Blondie grew up on a dairy farm in Upstate New York, which I kid her about it. However, reality is she can work day and night w/o break and normally does. As I found out long ago just how hard farmers work. Most of you know I'm a city boy thru and thru.

Just a little insight to my humor.


----------



## helluvawreck (Jul 21, 2010)

I'm glad you're alright and that it didn't somehow start up after you left the shop from the heat or something so that you saw it and were able to take care of it.


----------



## twokidsnosleep (Apr 5, 2010)

Glad all worked out….. you kept a level head throughout and reacted well


----------



## TopamaxSurvivor (May 2, 2008)

Me too!! Glad you and the shop are OK!!  I was just out to look at a fire job today. They had a water leak in the basement. Let a shop vacuum running. Dog knocked it over. It over heated and started a fire in the basement! :-(( House & dog probably saved by a security system with a monitored smoke detector.

One day I was at the shooting range. I caught that rancid smell of electrical smoke:-(( I couldn't believe it!! Nothing was plugged in. I finally noticed my 35mm camera with a battery operated flash unit was smoking. The flash unit totally shorted out. The batteries expanded to where I could not get them out of the unit. If it had been left on in the closet in the house, it would have started a serious fire :-(( That was just 4 AA batteries!!

BTW, check and shake those fire extinguishers once in a while. They settle and are totally useless :-(


----------



## newwoodbutcher (Aug 6, 2010)

Does anyone know how long those reds are still good? I've had 4-5 of them around the house and shop for about 10 years. There are no pressure gauges or any way I can tell if they are still good. I would hate to find out they are expired in the middle of a growing fire in my shop!


----------



## TopamaxSurvivor (May 2, 2008)

If they do not have the gauge, i would consider them expired. You might keep them for back up, but shake them up and try one to see if it is any good for that??


----------



## newwoodbutcher (Aug 6, 2010)

Thanks Topamax Survivor. A very sensible answer. Replacements are cheap and fires aren't. I'm off to HD Thanks again


----------



## BreakingBoardom (Dec 18, 2009)

Glad to here you're ok and everything went well.
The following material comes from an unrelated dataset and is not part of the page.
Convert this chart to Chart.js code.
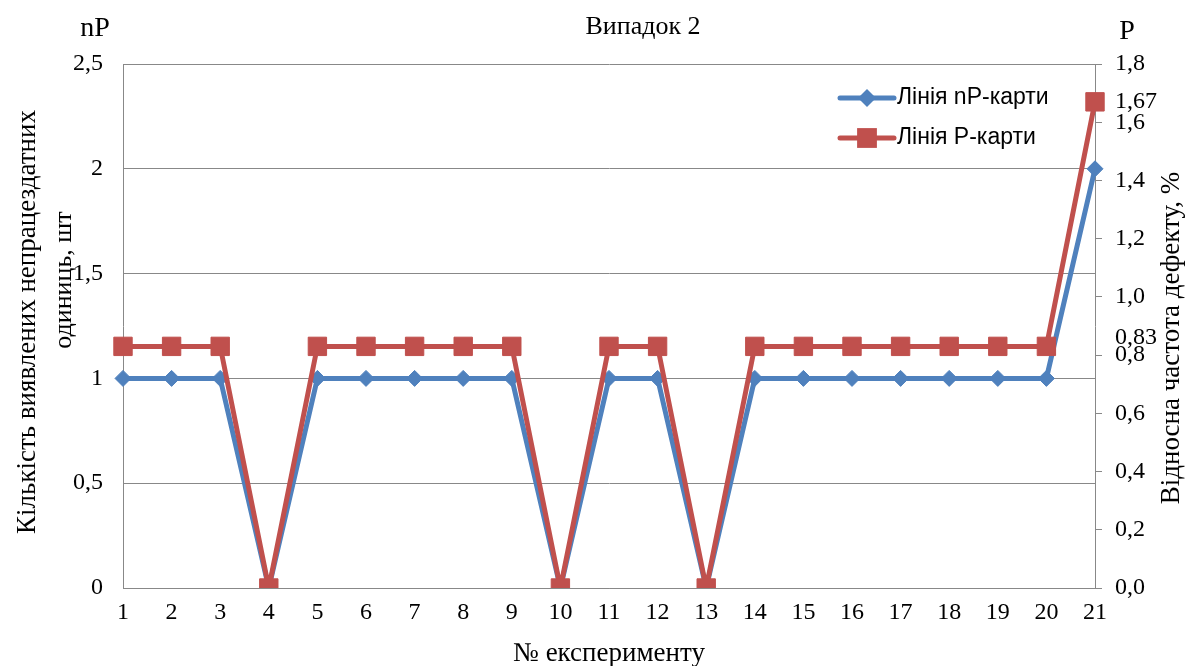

I've never had a tool try to celebrate the new year by turning itself into fireworks but I hope I never do either. I've got my fire extinguisher ready though, just in case. Hope your year goes better than the way the last one ended for you. Happy New Year to you and Blondie!


----------



## Nollie (Oct 9, 2010)

Glad to hear you are sorted out. I also have a Triton and unfortunately in South Africa we do not have a agent anymore. The problem is my speed control is busted. Is it possible to tell me what the web address is of this service centre in your country
Thanks 
Nollie
South Africa


----------



## Kentuk55 (Sep 21, 2010)

Glad you're ok, and nothing worse happened. I would say an extinguisher in a shop is just as important as toilet paper in the bathroom. Nuff said


----------



## fireone (Jan 6, 2010)

All great commments above! Being a retired fire chief I must add that extinguishers should be placed at door ways leading out so you don't "paint" yourself in the corner. Always keep the exit to your back when using an extinguisher. Install smoke detectors just outside of the shop doorway so dust does not give you a false alarm. Remember most solvents are heavier than air and will seek a lower level such as where pilot lights and igniters are located on water heaters and furnaces.
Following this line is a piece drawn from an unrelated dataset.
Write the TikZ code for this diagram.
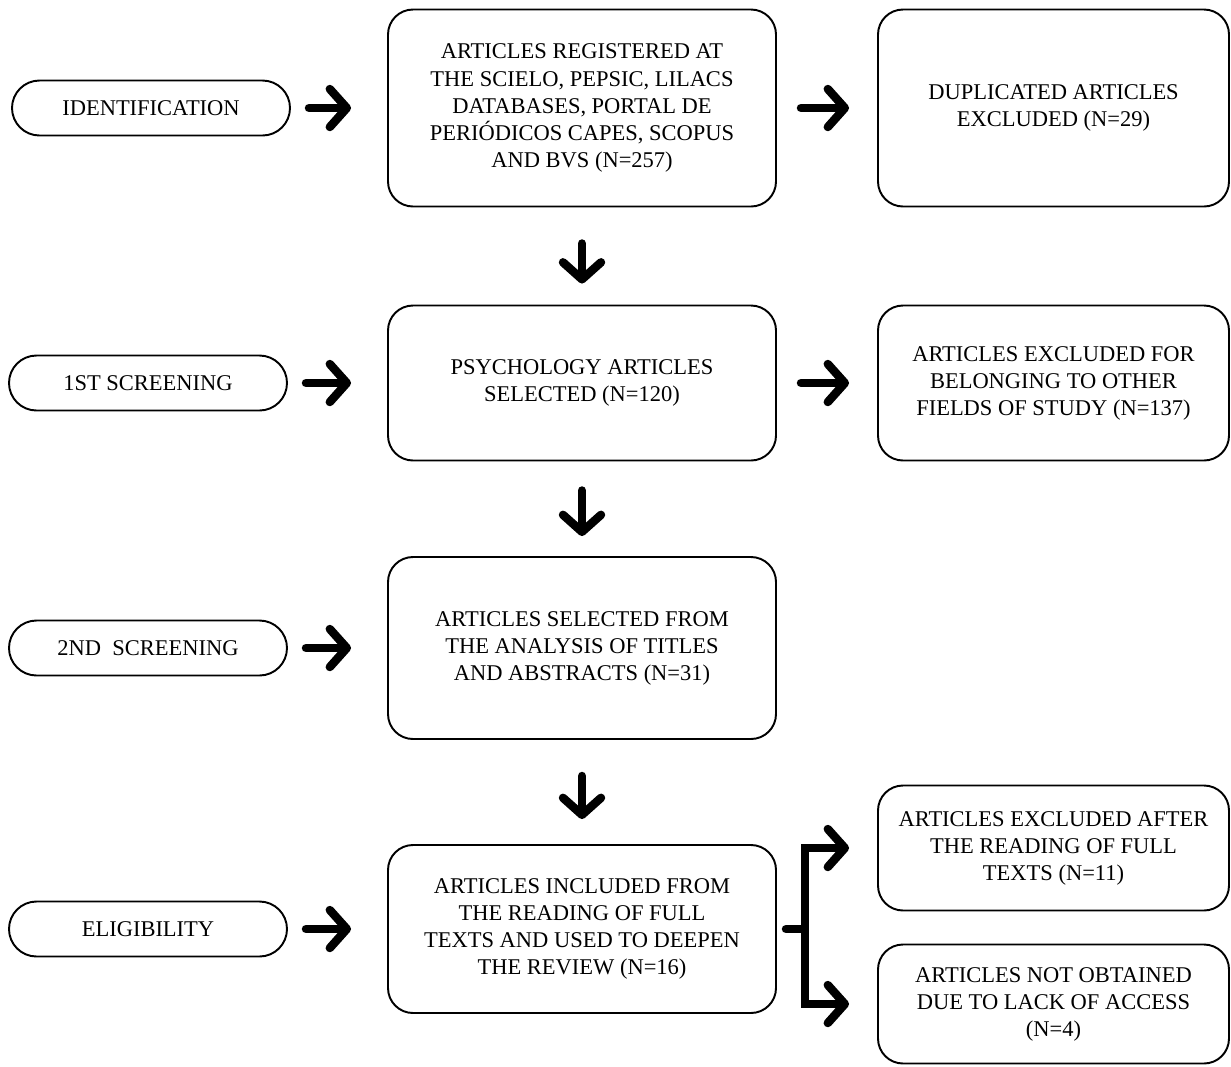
\documentclass[tikz,border=0pt]{standalone}
\usepackage{fontspec}
\setmainfont{Liberation Serif}
\usetikzlibrary{arrows.meta}

\begin{document}
\begin{tikzpicture}[font=\fontsize{12.8}{15.4}\selectfont,
    stage/.style={draw, line width=1.1pt, rounded corners=0.55cm, minimum width=5.56cm, minimum height=1.1cm, inner sep=0},
    box/.style={draw, line width=1.1pt, rounded corners=0.5cm, align=center, inner sep=0},
    arr/.style={line width=4.8pt, line cap=round, -{Straight Barb[length=0.34cm,width=0.76cm,round]}}]
    \useasboundingbox (0,0) rectangle (24.62,-21.32);

    \node (ident) [stage] at (3.02,-2.16) {IDENTIFICATION};
    \node (scrA) [stage] at (2.96,-7.66) {1ST SCREENING};
    \node (scrB) [stage] at (2.96,-12.96) {2ND\ \ SCREENING};
    \node (elig) [stage] at (2.96,-18.58) {ELIGIBILITY};

    \node (reg) [box, minimum width=7.76cm, minimum height=3.94cm] at (11.64,-2.16)
        {ARTICLES REGISTERED AT\\THE SCIELO, PEPSIC, LILACS\\DATABASES, PORTAL DE\\PERIÓDICOS CAPES, SCOPUS\\AND BVS (N=257)};
    \node (psy) [box, minimum width=7.76cm, minimum height=3.1cm] at (11.64,-7.66)
        {PSYCHOLOGY ARTICLES\\SELECTED (N=120)};
    \node (abst) [box, minimum width=7.76cm, minimum height=3.64cm] at (11.64,-12.96)
        {ARTICLES SELECTED FROM\\THE ANALYSIS OF TITLES\\AND ABSTRACTS (N=31)};
    \node (incl) [box, minimum width=7.76cm, minimum height=3.36cm] at (11.64,-18.58)
        {ARTICLES INCLUDED FROM\\THE READING OF FULL\\TEXTS AND USED TO DEEPEN\\THE REVIEW (N=16)};

    \node (dup) [box, minimum width=7.02cm, minimum height=3.94cm] at (21.07,-2.16)
        {DUPLICATED ARTICLES\\EXCLUDED (N=29)};
    \node (field) [box, minimum width=7.02cm, minimum height=3.1cm] at (21.07,-7.66)
        {ARTICLES EXCLUDED FOR\\BELONGING TO OTHER\\FIELDS OF STUDY (N=137)};
    \node (full) [box, minimum width=7.02cm, minimum height=2.5cm] at (21.07,-16.96)
        {ARTICLES EXCLUDED AFTER\\THE READING OF FULL\\TEXTS (N=11)};
    \node (access) [box, minimum width=7.02cm, minimum height=2.38cm] at (21.07,-20.08)
        {ARTICLES NOT OBTAINED\\DUE TO LACK OF ACCESS\\(N=4)};
    \coordinate (fork) at (16.1,-18.58);

    \draw[arr, shorten <=0.36cm, shorten >=0.72cm] (ident) -- (reg);
    \draw[arr, shorten <=0.36cm, shorten >=0.72cm] (scrA) -- (psy);
    \draw[arr, shorten <=0.36cm, shorten >=0.72cm] (scrB) -- (abst);
    \draw[arr, shorten <=0.36cm, shorten >=0.72cm] (elig) -- (incl);

    \draw[arr, shorten <=0.48cm, shorten >=0.56cm] (reg) -- (dup);
    \draw[arr, shorten <=0.48cm, shorten >=0.56cm] (psy) -- (field);

    \draw[arr, shorten <=0.72cm, shorten >=0.42cm] (reg) -- (psy);
    \draw[arr, shorten <=0.58cm, shorten >=0.40cm] (psy) -- (abst);
    \draw[arr, shorten <=0.72cm, shorten >=0.50cm] (abst) -- (incl);

    \draw[arr, shorten <=0.18cm, shorten >=0.56cm] (incl) -- (fork) |- (full);
    \draw[arr, shorten >=0.56cm] (fork) |- (access);
\end{tikzpicture}
\end{document}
Yes, without a pressure guage thay all have a shelf life. It is wise to shake them from time to time as the chemical powder inside likes to cake down especially if they are exposed to vibration like a workshop. Have them checked annually by a fire extinguisher business in your community. They have the tools and equipment and know how. A clean shop is a safe shop.


----------



## TopamaxSurvivor (May 2, 2008)

Chief, What is the proper thing to do with the ones without a gauge?

Edit: are they haz-mat or just garbage?


----------



## jm64 (Jan 21, 2011)

Glad nothing more serious happened. Thanks for sharing the story. I'm picking up an extinguisher on the way home from work


----------



## Resurrected (Jan 11, 2011)

glad all is ok

sorry sick humor but if your over insured then its all new toys and a work shop to boot.

Have mine hanging in the corner. Have one in my bedroom incase things get bad in the house too.


----------